Not necessarily. Competitor keyword overlap is valuable for identifying proven commercial terms, but blindly replicating a competitor’s keyword strategy means competing on their terms in categories where they have established authority. A more effective approach is to identify gaps — keywords your competitors are not targeting, or categories where their content quality is weak — and build authority in those spaces before competing directly on their strongest terms.
How do I find quality keywords if I am in a niche B2B industry in Bangladesh?
Niche B2B industries often have low keyword volumes by global standards but extremely high conversion values. Start with the exact language your clients use in enquiry emails, sales calls, and support tickets — this is your most reliable seed list. Then validate volume in Google Keyword Planner using Bangladesh as the location filter. Even 50 to 100 monthly searches for a keyword in a high-value niche — such as "industrial water treatment plant supplier Dhaka" — can represent significant revenue opportunity if each conversion is worth hundreds of thousands of taka.
What is the difference between a keyword and a topic cluster?
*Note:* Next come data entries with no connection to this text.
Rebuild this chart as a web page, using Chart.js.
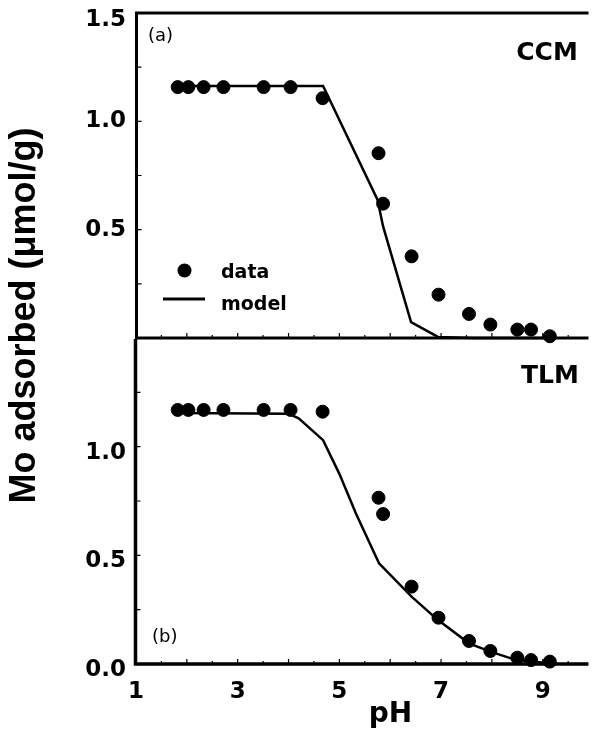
<!DOCTYPE html>
<html>
<head>
<meta charset="utf-8">
<title>Mo adsorption vs pH</title>
<script src="https://cdn.jsdelivr.net/npm/chart.js@4.4.1/dist/chart.umd.min.js"></script>
<style>
  body { margin: 0; background: #fff; }
  #wrap { position: relative; width: 596px; height: 729px; }
  #wrap canvas { position: absolute; left: 0; top: 0; }
</style>
</head>
<body>
<div id="wrap">
  <canvas id="ccm-canvas" width="596" height="729"></canvas>
  <canvas id="tlm-canvas" width="596" height="729"></canvas>
</div>
<script>
// sample pH, same for both panels
var ph = [1.82, 2.03, 2.33, 2.72, 3.51, 4.04, 4.67, 5.77, 5.86, 6.42, 6.95, 7.55, 7.97, 8.50, 8.77, 9.14]
var ccm_data = [1.158, 1.158, 1.158, 1.158, 1.158, 1.158, 1.107, 0.853, 0.620, 0.377, 0.200, 0.111, 0.062, 0.039, 0.039, 0.008]
var tlm_data = [1.169, 1.169, 1.169, 1.169, 1.169, 1.169, 1.161, 0.765, 0.690, 0.356, 0.213, 0.106, 0.060, 0.029, 0.018, 0.011]

// model curves
var ccm_model_ph = [1.82, 4.68, 5.75, 5.86, 6.41, 6.94, 7.60, 9.20]
var ccm_model = [1.163, 1.163, 0.638, 0.515, 0.073, 0.005, 0.000, 0.000]
var tlm_model_ph = [1.82, 4.00, 4.20, 4.68, 5.00, 5.33, 5.78, 6.42, 6.94, 7.55, 7.97, 8.48, 9.13]
var tlm_model = [1.155, 1.152, 1.130, 1.030, 0.875, 0.690, 0.463, 0.310, 0.202, 0.095, 0.057, 0.018, 0.003]

var ph_ticks = [1, 3, 5, 7, 9]
var ccm_ticks = [0.5, 1.0, 1.5]
var tlm_ticks = [0.0, 0.5, 1.0]

var tickFont = { family: 'DejaVu Sans', size: 23, weight: 'bold', lineHeight: 1 }

function xy(xs, ys) {
  return xs.map(function (x, i) { return { x: x, y: ys[i] } })
}

// frame, inward ticks and panel text
var panelPlugin = {
  id: 'panel',
  beforeDatasetsDraw: function (chart, args, opts) {
    var ctx = chart.ctx
    var a = chart.chartArea
    var xs = chart.scales.x
    var ys = chart.scales.y
    var left = a.left + opts.shift
    ctx.save()
    ctx.strokeStyle = '#000'
    ctx.lineJoin = 'miter'
    ctx.lineWidth = opts.frameWidth
    ctx.beginPath()
    if (opts.closedTop) {
      ctx.moveTo(a.right, a.top)
      ctx.lineTo(left, a.top)
    } else {
      ctx.moveTo(left, a.top + 1)
    }
    ctx.lineTo(left, a.bottom)
    ctx.lineTo(a.right, a.bottom)
    ctx.stroke()

    ctx.lineWidth = 1.2
    ctx.beginPath()
    for (var v = 1.5; v < xs.max; v += 0.5) {
      var px = xs.getPixelForValue(v)
      var len = v % 1 === 0 ? 5 : 3
      ctx.moveTo(px, a.bottom)
      ctx.lineTo(px, a.bottom - len)
    }
    for (var w = 0.25; w < 1.5; w += 0.25) {
      var py = ys.getPixelForValue(w)
      ctx.moveTo(left, py)
      ctx.lineTo(left + 5, py)
    }
    ctx.stroke()
    ctx.restore()
  },
  afterDraw: function (chart, args, opts) {
    var ctx = chart.ctx
    ctx.save()
    ctx.fillStyle = '#000'
    ctx.textBaseline = 'alphabetic'
    ctx.font = '18px "DejaVu Sans"'
    ctx.textAlign = 'left'
    ctx.fillText(opts.tag, opts.tagAt[0], opts.tagAt[1])
    ctx.font = 'bold 25px "DejaVu Sans"'
    ctx.textAlign = 'center'
    ctx.fillText(opts.name, opts.nameAt[0], opts.nameAt[1])
    if (opts.extra) opts.extra(chart, ctx)
    ctx.restore()
  }
}

function panelConfig(dots, model_x, model_y, yTicks, layoutPad, panel) {
  return {
    type: 'scatter',
    data: {
      datasets: [
        {
          label: 'model',
          data: xy(model_x, model_y),
          showLine: true,
          borderColor: '#000',
          borderWidth: 2.5,
          pointRadius: 0,
          clip: false
        },
        {
          label: 'data',
          data: xy(ph, dots),
          backgroundColor: '#000',
          borderColor: '#000',
          borderWidth: 1,
          pointRadius: 6.5,
          clip: false
        }
      ]
    },
    options: {
      responsive: false,
      animation: false,
      devicePixelRatio: 1,
      layout: { padding: layoutPad },
      scales: {
        x: {
          type: 'linear',
          min: 1,
          max: 9.9,
          display: panel.showX,
          afterBuildTicks: function (s) { s.ticks = ph_ticks.map(function (v) { return { value: v } }) },
          afterFit: function (s) {
            if (panel.showX) s.height = 65
            s.paddingLeft = 0
            s.paddingRight = 0
          },
          grid: { display: false, drawTicks: false },
          border: { display: false },
          ticks: {
            color: '#000',
            font: tickFont,
            padding: 16.5,
            maxRotation: 0,
            autoSkip: false,
            callback: function (v) { return String(v) }
          }
        },
        y: {
          type: 'linear',
          min: 0,
          max: 1.5,
          afterBuildTicks: function (s) { s.ticks = yTicks.map(function (v) { return { value: v } }) },
          afterFit: function (s) {
            s.width = 136
            s.paddingTop = 0
            s.paddingBottom = 0
          },
          grid: { display: false, drawTicks: false },
          border: { display: false },
          ticks: {
            color: '#000',
            font: tickFont,
            padding: 10,
            labelOffset: panel.labelOffset,
            callback: function (v) { return v === 1.5 ? '' : v.toFixed(1) }
          }
        }
      },
      plugins: {
        legend: { display: false },
        tooltip: { enabled: false },
        panel: panel
      }
    },
    plugins: [panelPlugin]
  }
}

// upper panel: constant capacitance model
var ccmCanvas = document.getElementById('ccm-canvas').getContext('2d')
var ccmChart = new Chart(ccmCanvas, panelConfig(ccm_data, ccm_model_ph, ccm_model, ccm_ticks,
  { top: 13, bottom: 391, left: 0, right: 0 },
  {
    showX: false,
    labelOffset: 0,
    shift: 0.5,
    frameWidth: 3,
    closedTop: true,
    tag: '(a)',
    tagAt: [148, 41],
    name: 'CCM',
    nameAt: [547, 60],
    extra: function (chart, ctx) {
      var ys = chart.scales.y
      ctx.font = 'bold 23px "DejaVu Sans"'
      ctx.textAlign = 'right'
      ctx.textBaseline = 'middle'
      ctx.fillText('1.5', 126, ys.getPixelForValue(1.5) + 7.5)

      // legend
      var dots = chart.data.datasets[1]
      var line = chart.data.datasets[0]
      ctx.fillStyle = dots.backgroundColor
      ctx.beginPath()
      ctx.arc(184.5, 270.5, 7, 0, Math.PI * 2)
      ctx.fill()
      ctx.strokeStyle = line.borderColor
      ctx.lineWidth = 3
      ctx.beginPath()
      ctx.moveTo(163, 299)
      ctx.lineTo(205, 299)
      ctx.stroke()
      ctx.font = 'bold 19px "DejaVu Sans"'
      ctx.textAlign = 'left'
      ctx.textBaseline = 'alphabetic'
      ctx.fillText(dots.label, 221, 278)
      ctx.fillText(line.label, 221, 310)

      // shared y title
      ctx.save()
      ctx.translate(35, 315.5)
      ctx.rotate(-Math.PI / 2)
      ctx.font = 'bold 36px "Liberation Sans"'
      ctx.textAlign = 'center'
      ctx.fillText('Mo adsorbed (μmol/g)', 0, 0)
      ctx.restore()
    }
  }))

// lower panel: triple layer model
var tlmCanvas = document.getElementById('tlm-canvas').getContext('2d')
var tlmChart = new Chart(tlmCanvas, panelConfig(tlm_data, tlm_model_ph, tlm_model, tlm_ticks,
  { top: 338, bottom: 0, left: 0, right: 0 },
  {
    showX: true,
    labelOffset: 6,
    shift: -0.5,
    frameWidth: 3.5,
    closedTop: false,
    tag: '(b)',
    tagAt: [152, 642],
    name: 'TLM',
    nameAt: [550, 383],
    extra: function (chart, ctx) {
      ctx.font = 'bold 28px "DejaVu Sans"'
      ctx.textAlign = 'center'
      ctx.textBaseline = 'alphabetic'
      ctx.fillText('pH', 390.5, 722)
    }
  }))
</script>
</body>
</html>
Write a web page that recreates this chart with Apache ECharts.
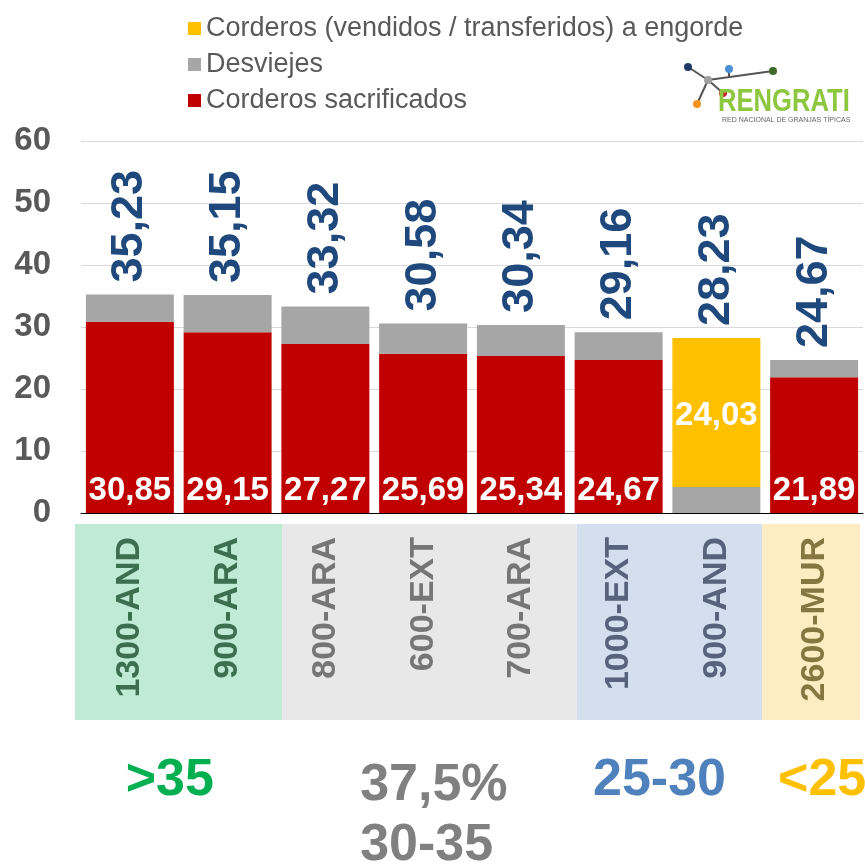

A keyword is a single query phrase — "CRM software Bangladesh". A topic cluster is the full set of related keywords that share a subject area: primary keyword plus supporting terms like "best CRM for small business Bangladesh", "CRM for sales teams Dhaka", and "how to choose CRM software". Building content around topic clusters — a pillar page for the primary keyword and supporting pages for the secondary terms — is the most effective structure for establishing topical authority in competitive categories and signalling to Google that your domain is a comprehensive resource on the subject.